** WRITTEN EXERCISE **
List all the lines in these records that hold "this".
— begin DATA EXTRACT —
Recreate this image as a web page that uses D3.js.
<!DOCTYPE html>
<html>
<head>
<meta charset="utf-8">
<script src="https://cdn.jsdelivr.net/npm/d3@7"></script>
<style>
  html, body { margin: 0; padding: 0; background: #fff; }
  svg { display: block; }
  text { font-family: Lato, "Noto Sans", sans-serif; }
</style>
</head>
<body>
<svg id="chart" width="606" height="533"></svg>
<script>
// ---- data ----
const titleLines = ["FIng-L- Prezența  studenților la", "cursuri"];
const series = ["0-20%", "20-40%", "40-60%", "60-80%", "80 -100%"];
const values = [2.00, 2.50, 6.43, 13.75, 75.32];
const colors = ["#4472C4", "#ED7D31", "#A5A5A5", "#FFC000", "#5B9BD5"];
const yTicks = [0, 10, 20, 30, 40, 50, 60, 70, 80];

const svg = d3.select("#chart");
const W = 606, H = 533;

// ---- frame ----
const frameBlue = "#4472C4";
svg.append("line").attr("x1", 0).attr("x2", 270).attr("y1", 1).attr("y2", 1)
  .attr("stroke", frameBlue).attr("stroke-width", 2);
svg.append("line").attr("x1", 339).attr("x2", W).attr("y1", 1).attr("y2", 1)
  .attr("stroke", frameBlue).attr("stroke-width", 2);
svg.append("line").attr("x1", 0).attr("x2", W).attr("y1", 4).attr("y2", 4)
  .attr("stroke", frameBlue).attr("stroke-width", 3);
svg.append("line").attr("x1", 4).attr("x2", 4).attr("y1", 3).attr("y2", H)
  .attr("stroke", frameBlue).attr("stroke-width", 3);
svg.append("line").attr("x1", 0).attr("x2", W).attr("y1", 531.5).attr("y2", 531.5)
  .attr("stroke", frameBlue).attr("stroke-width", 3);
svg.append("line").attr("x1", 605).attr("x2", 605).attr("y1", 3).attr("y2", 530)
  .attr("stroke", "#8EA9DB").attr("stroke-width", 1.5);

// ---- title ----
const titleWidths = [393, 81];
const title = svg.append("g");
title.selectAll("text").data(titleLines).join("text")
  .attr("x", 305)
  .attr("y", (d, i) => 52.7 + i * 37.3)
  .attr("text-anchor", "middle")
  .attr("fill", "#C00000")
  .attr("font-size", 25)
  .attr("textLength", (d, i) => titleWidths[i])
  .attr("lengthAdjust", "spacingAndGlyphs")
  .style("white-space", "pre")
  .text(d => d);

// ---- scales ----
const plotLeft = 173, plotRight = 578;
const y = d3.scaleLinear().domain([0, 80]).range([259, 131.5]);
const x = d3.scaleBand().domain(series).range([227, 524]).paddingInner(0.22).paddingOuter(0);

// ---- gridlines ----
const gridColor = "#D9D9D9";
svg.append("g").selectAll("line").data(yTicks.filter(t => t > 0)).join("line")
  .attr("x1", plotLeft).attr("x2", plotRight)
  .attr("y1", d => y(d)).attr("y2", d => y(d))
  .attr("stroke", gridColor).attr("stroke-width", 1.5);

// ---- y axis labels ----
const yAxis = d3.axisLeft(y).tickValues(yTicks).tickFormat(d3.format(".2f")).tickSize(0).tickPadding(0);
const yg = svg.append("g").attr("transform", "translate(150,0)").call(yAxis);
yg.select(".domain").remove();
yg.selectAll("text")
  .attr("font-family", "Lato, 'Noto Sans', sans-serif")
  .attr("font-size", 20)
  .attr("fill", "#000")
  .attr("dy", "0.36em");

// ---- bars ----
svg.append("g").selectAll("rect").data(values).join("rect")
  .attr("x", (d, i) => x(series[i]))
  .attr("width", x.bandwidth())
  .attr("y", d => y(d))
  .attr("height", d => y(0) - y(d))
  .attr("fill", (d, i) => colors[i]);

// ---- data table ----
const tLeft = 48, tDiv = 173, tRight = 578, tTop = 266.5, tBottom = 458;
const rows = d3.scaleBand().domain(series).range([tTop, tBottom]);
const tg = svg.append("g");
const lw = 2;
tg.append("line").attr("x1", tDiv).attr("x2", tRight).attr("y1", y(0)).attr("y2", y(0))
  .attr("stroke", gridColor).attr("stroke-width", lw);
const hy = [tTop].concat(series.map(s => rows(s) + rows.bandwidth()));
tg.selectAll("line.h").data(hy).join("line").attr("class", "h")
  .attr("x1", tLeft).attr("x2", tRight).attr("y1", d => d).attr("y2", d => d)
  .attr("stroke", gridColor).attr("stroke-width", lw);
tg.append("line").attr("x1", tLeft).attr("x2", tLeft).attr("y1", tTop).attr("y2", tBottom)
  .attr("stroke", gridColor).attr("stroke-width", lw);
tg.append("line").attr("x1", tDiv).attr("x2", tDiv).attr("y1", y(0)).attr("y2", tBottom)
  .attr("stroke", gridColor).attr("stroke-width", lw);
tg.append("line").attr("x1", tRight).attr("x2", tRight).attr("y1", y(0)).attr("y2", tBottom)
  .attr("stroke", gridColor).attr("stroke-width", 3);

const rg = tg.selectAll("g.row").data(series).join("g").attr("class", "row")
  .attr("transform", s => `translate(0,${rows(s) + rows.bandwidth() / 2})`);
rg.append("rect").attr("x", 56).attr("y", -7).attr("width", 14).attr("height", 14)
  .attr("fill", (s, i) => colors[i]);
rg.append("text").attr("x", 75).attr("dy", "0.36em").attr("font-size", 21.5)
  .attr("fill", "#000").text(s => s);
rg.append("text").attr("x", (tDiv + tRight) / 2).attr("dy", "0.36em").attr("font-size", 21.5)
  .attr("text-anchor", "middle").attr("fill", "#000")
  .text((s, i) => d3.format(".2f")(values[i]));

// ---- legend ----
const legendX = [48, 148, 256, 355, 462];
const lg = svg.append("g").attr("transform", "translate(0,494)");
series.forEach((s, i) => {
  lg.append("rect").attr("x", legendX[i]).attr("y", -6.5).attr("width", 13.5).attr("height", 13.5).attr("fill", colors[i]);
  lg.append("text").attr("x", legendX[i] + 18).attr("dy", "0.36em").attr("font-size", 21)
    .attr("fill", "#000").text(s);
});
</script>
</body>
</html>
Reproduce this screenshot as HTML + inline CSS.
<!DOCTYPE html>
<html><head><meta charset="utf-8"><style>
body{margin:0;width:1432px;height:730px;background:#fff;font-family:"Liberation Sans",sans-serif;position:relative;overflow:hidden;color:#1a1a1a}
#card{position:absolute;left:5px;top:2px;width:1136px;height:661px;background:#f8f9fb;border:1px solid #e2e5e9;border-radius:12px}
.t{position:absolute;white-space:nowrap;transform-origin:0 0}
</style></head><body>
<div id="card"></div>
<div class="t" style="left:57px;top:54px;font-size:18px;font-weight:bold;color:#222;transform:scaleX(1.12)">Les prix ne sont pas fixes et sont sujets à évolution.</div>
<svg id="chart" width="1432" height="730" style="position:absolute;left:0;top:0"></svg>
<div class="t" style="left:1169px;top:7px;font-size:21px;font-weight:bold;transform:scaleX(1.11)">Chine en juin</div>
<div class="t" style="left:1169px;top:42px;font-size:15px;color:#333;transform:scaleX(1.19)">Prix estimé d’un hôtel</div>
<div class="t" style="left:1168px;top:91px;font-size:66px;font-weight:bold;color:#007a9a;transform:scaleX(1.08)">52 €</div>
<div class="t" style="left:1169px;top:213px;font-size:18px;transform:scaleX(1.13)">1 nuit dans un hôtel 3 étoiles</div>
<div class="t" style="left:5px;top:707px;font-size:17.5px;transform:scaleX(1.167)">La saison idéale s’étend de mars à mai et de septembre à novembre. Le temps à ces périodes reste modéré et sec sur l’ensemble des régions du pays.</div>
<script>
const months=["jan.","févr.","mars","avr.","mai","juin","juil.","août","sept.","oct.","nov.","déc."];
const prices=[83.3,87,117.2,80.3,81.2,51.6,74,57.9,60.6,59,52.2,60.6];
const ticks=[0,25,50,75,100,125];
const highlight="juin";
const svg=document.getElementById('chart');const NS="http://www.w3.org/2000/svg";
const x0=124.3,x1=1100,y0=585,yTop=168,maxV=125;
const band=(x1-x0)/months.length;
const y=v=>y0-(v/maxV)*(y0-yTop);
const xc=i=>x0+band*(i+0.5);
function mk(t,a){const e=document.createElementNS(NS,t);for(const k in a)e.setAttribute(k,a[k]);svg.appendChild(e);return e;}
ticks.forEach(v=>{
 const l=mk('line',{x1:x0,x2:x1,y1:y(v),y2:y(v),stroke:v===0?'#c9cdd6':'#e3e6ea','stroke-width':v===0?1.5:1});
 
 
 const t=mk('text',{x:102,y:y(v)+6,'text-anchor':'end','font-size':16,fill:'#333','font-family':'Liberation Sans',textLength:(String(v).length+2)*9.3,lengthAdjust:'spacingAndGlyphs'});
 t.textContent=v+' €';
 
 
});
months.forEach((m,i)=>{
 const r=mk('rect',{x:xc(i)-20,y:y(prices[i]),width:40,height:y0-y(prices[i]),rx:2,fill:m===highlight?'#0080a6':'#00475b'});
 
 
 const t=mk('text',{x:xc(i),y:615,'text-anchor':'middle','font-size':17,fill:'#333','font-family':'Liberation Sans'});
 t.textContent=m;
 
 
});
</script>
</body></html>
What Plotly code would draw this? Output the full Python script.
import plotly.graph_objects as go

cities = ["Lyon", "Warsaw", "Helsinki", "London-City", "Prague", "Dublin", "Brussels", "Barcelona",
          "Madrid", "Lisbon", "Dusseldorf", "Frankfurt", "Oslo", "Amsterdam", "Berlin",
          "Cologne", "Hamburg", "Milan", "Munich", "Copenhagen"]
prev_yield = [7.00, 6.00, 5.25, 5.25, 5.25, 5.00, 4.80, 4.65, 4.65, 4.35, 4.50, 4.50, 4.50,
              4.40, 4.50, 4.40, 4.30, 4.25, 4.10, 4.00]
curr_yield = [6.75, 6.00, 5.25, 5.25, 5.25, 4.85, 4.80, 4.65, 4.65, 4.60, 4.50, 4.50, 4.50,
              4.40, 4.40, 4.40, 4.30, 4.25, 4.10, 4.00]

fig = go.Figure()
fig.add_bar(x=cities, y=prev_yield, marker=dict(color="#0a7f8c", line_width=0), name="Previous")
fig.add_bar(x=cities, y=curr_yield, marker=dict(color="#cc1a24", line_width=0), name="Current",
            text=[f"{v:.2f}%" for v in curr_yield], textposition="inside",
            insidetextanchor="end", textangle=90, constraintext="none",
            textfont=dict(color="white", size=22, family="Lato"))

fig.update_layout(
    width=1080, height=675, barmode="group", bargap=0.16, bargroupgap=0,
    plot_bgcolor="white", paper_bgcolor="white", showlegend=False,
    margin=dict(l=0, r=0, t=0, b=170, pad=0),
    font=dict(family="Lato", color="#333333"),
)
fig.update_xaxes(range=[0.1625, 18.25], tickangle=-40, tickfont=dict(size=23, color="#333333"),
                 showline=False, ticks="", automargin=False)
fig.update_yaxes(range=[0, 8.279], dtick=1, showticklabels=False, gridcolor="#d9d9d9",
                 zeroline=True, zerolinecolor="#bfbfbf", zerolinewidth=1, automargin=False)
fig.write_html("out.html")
— end DATA EXTRACT —
** EXERCISE OUTPUT **
Recreate this image as a web page that uses D3.js.
Reproduce this screenshot as HTML + inline CSS.
What Plotly code would draw this? Output the full Python script.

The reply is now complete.